**Goal**. How many lines of the data include the string "chart"? State the number and nothing else.
────────────────────────────────────────
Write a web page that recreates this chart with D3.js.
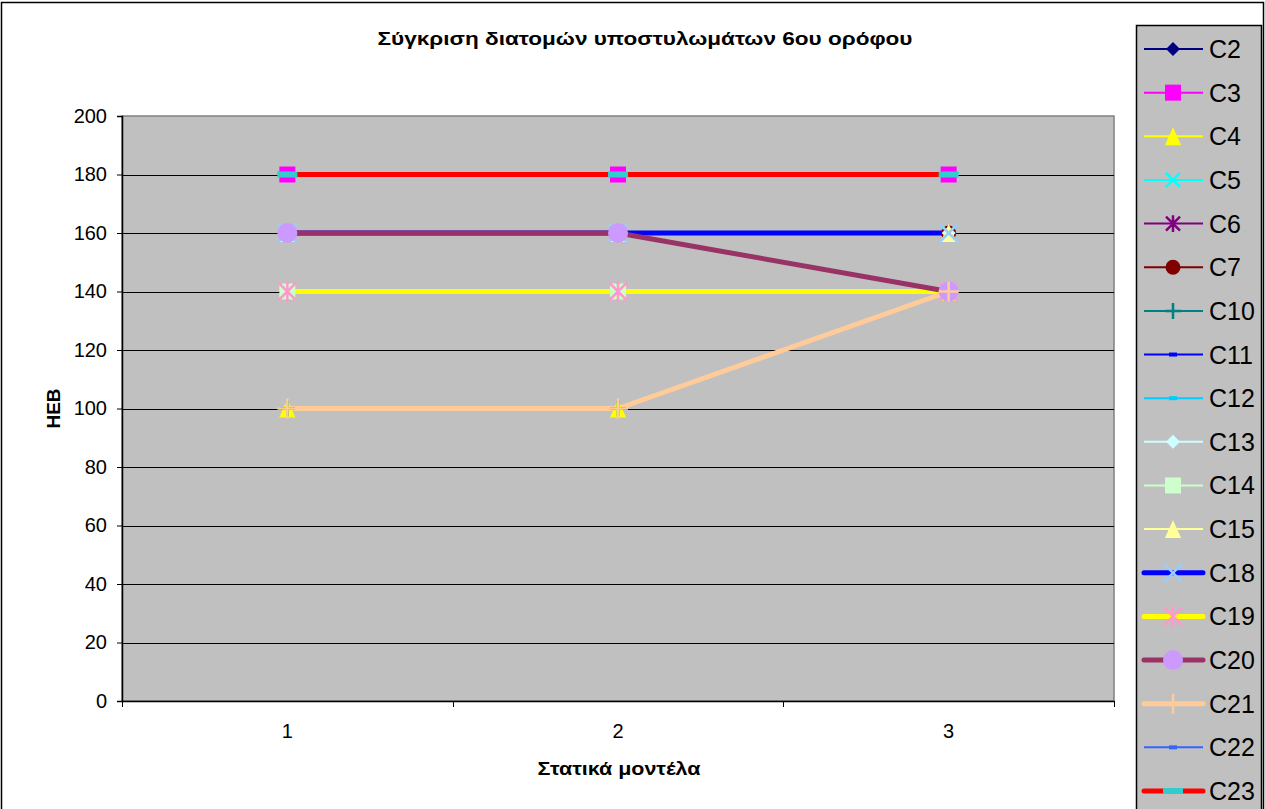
<!DOCTYPE html>
<html>
<head>
<meta charset="utf-8">
<script src="https://cdn.jsdelivr.net/npm/d3@7"></script>
<style>
  html, body { margin: 0; padding: 0; background: #fff; }
  svg { display: block; font-family: Arial, "Liberation Sans", sans-serif; }
</style>
</head>
<body>
<svg id="chart" width="1265" height="809"></svg>
<script>
// ---- data ----
const categories = ["1", "2", "3"];
const yTicks = [0, 20, 40, 60, 80, 100, 120, 140, 160, 180, 200];
const seriesNames = ["C2","C3","C4","C5","C6","C7","C10","C11","C12","C13","C14","C15","C18","C19","C20","C21","C22","C23"];
const valsC2  = [180, 180, 180];
const valsC3  = [180, 180, 180];
const valsC4  = [100, 100, 140];
const valsC5  = [160, 160, 160];
const valsC6  = [140, 140, 140];
const valsC7  = [160, 160, 160];
const valsC10 = [100, 100, 140];
const valsC11 = [180, 180, 180];
const valsC12 = [160, 160, 160];
const valsC13 = [160, 160, 160];
const valsC14 = [140, 140, 140];
const valsC15 = [160, 160, 160];
const valsC18 = [160, 160, 160];
const valsC19 = [140, 140, 140];
const valsC20 = [160, 160, 140];
const valsC21 = [100, 100, 140];
const valsC22 = [180, 180, 180];
const valsC23 = [180, 180, 180];
const seriesValues = [valsC2, valsC3, valsC4, valsC5, valsC6, valsC7, valsC10, valsC11, valsC12,
  valsC13, valsC14, valsC15, valsC18, valsC19, valsC20, valsC21, valsC22, valsC23];

// ---- styles (line colour, line width, marker type, marker colour, marker size) ----
const styles = [
  { line: "#000080", lw: 2, m: "diamond", mc: "#000080", ms: 7 },
  { line: "#FF00FF", lw: 2, m: "square", mc: "#FF00FF", ms: 8 },
  { line: "#FFFF00", lw: 2, m: "triangle", mc: "#FFFF00", ms: 9 },
  { line: "#00FFFF", lw: 2, m: "x", mc: "#00FFFF", ms: 7 },
  { line: "#800080", lw: 2, m: "star", mc: "#800080", ms: 7 },
  { line: "#800000", lw: 2, m: "circle", mc: "#800000", ms: 7.5 },
  { line: "#008080", lw: 2, m: "plus", mc: "#008080", ms: 8 },
  { line: "#0000FF", lw: 2, m: "dash", mc: "#0000FF", ms: 4 },
  { line: "#00CCFF", lw: 2, m: "dash", mc: "#00CCFF", ms: 4 },
  { line: "#CCFFFF", lw: 2, m: "diamond", mc: "#CCFFFF", ms: 7 },
  { line: "#CCFFCC", lw: 2, m: "square", mc: "#CCFFCC", ms: 8 },
  { line: "#FFFF99", lw: 2, m: "triangle", mc: "#FFFF99", ms: 9 },
  { line: "#0000FF", lw: 5, m: "x", mc: "#99CCFF", ms: 9 },
  { line: "#FFFF00", lw: 5, m: "star", mc: "#FF99CC", ms: 9 },
  { line: "#993366", lw: 5, m: "circle", mc: "#CC99FF", ms: 10 },
  { line: "#FFCC99", lw: 5, m: "plus", mc: "#FFCC99", ms: 10 },
  { line: "#3366FF", lw: 2, m: "dash", mc: "#3366FF", ms: 4 },
  { line: "#FF0000", lw: 5, m: "widedash", mc: "#33CCCC", ms: 10 }
];

const series = seriesNames.map((name, i) => ({ name, values: seriesValues[i], ...styles[i] }));

// ---- layout ----
const svg = d3.select("#chart");
const W = 1265, H = 809;
const plot = { left: 122, top: 116, right: 1114, bottom: 701 };
const FONT = "Arial, 'Liberation Sans', sans-serif";

// chart frame
svg.append("rect").attr("x", 1.5).attr("y", 2.5).attr("width", W - 3).attr("height", H + 5)
  .attr("fill", "#fff").attr("stroke", "#000").attr("stroke-width", 1.5);

const x = d3.scaleBand().domain(categories).range([plot.left, plot.right]).padding(0);
const y = d3.scaleLinear().domain([0, 200]).range([plot.bottom, plot.top]);
const cx = c => x(c) + x.bandwidth() / 2;

// plot area
svg.append("rect").attr("x", plot.left).attr("y", plot.top)
  .attr("width", plot.right - plot.left).attr("height", plot.bottom - plot.top)
  .attr("fill", "#C0C0C0").attr("stroke", "#808080").attr("stroke-width", 1.5);

// gridlines
svg.append("g").selectAll("line").data(yTicks.filter(v => v > 0 && v < 200)).join("line")
  .attr("x1", plot.left).attr("x2", plot.right)
  .attr("y1", d => Math.round(y(d)) + 0.5).attr("y2", d => Math.round(y(d)) + 0.5)
  .attr("stroke", "#000").attr("stroke-width", 1);

// y axis
const yAxis = d3.axisLeft(y).tickValues(yTicks).tickSize(5).tickPadding(10);
const gy = svg.append("g").attr("transform", `translate(${plot.left},0)`).call(yAxis);
gy.select(".domain").attr("stroke", "#000").attr("stroke-width", 1.5);
gy.selectAll(".tick line").attr("stroke", "#000");
gy.selectAll("text").attr("font-size", 20).attr("fill", "#000").attr("font-family", FONT);

// x axis
const xAxis = d3.axisBottom(x).tickSize(0).tickPadding(23);
const gx = svg.append("g").attr("transform", `translate(0,${plot.bottom})`).call(xAxis);
gx.select(".domain").attr("stroke", "#000").attr("stroke-width", 1.5);
gx.selectAll("text").attr("font-size", 20).attr("fill", "#000").attr("font-family", FONT);
const boundaries = categories.map(c => x(c)).concat([x(categories[categories.length - 1]) + x.bandwidth()]);
gx.selectAll(".bt").data(boundaries).join("line").attr("class", "bt")
  .attr("x1", d => Math.round(d) + 0.5).attr("x2", d => Math.round(d) + 0.5)
  .attr("y1", 0).attr("y2", 6).attr("stroke", "#000");

// titles
svg.append("text").attr("x", 645).attr("y", 45).attr("text-anchor", "middle")
  .attr("font-size", 19).attr("font-weight", "bold")
  .attr("textLength", 535).attr("lengthAdjust", "spacingAndGlyphs")
  .text("Σύγκριση διατομών υποστυλωμάτων 6ου ορόφου");
svg.append("text").attr("x", 619).attr("y", 775).attr("text-anchor", "middle")
  .attr("font-size", 19).attr("font-weight", "bold")
  .attr("textLength", 163).attr("lengthAdjust", "spacingAndGlyphs")
  .text("Στατικά μοντέλα");
svg.append("text").attr("transform", `translate(60,${(plot.top + plot.bottom) / 2}) rotate(-90)`)
  .attr("text-anchor", "middle").attr("font-size", 19).attr("font-weight", "bold").text("ΗΕΒ");

// ---- marker drawing ----
function drawMarker(g, type, color, s) {
  switch (type) {
    case "diamond":
      g.append("path").attr("d", `M0,${-s}L${s},0L0,${s}L${-s},0Z`).attr("fill", color); break;
    case "square":
      g.append("rect").attr("x", -s).attr("y", -s).attr("width", 2 * s).attr("height", 2 * s).attr("fill", color); break;
    case "triangle":
      g.append("path").attr("d", `M0,${-s}L${s * 0.9},${s}L${-s * 0.9},${s}Z`).attr("fill", color); break;
    case "circle":
      g.append("circle").attr("r", s).attr("fill", color); break;
    case "x":
      g.append("path").attr("d", `M${-s},${-s}L${s},${s}M${-s},${s}L${s},${-s}`)
        .attr("stroke", color).attr("stroke-width", 2.5).attr("fill", "none"); break;
    case "star":
      g.append("path").attr("d", `M${-s},${-s}L${s},${s}M${-s},${s}L${s},${-s}M0,${-s * 1.2}L0,${s * 1.2}`)
        .attr("stroke", color).attr("stroke-width", 2.5).attr("fill", "none"); break;
    case "plus":
      g.append("path").attr("d", `M0,${-s}L0,${s}M${-s},0L${s},0`)
        .attr("stroke", color).attr("stroke-width", 2.5).attr("fill", "none"); break;
    case "dash":
      g.append("rect").attr("x", -s).attr("y", -2).attr("width", 2 * s).attr("height", 4).attr("fill", color); break;
    case "widedash":
      g.append("rect").attr("x", -s).attr("y", -3).attr("width", 2 * s).attr("height", 6).attr("fill", color); break;
  }
}

// lines first (all series), then markers
const line = d3.line().x((d, i) => cx(categories[i])).y(d => y(d));
const linesG = svg.append("g");
series.forEach(s => {
  linesG.append("path").attr("d", line(s.values)).attr("fill", "none")
    .attr("stroke", s.line).attr("stroke-width", s.lw).attr("stroke-linejoin", "round");
});
const markersG = svg.append("g");
series.forEach(s => {
  s.values.forEach((v, i) => {
    const g = markersG.append("g").attr("transform", `translate(${cx(categories[i])},${y(v)})`);
    drawMarker(g, s.m, s.mc, s.ms);
  });
});

// ---- legend ----
const legend = svg.append("g");
legend.append("rect").attr("x", 1136.5).attr("y", 25.5).attr("width", 125).attr("height", 800)
  .attr("fill", "#C0C0C0").attr("stroke", "#000").attr("stroke-width", 1.5);
const ly = d3.scalePoint().domain(seriesNames).range([49, 791]);
series.forEach(s => {
  const g = legend.append("g").attr("transform", `translate(0,${ly(s.name)})`);
  g.append("line").attr("x1", 1144).attr("x2", 1203).attr("y1", 0).attr("y2", 0)
    .attr("stroke", s.line).attr("stroke-width", s.lw).attr("stroke-linecap", s.lw > 2 ? "round" : "butt");
  const mg = g.append("g").attr("transform", "translate(1173,0)");
  drawMarker(mg, s.m, s.mc, s.ms);
  g.append("text").attr("x", 1209).attr("y", 9).attr("font-size", 25).attr("fill", "#000")
    .attr("font-family", FONT).text(s.name);
});
</script>
</body>
</html>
────────────────────────────────────────
**Written reply**. 4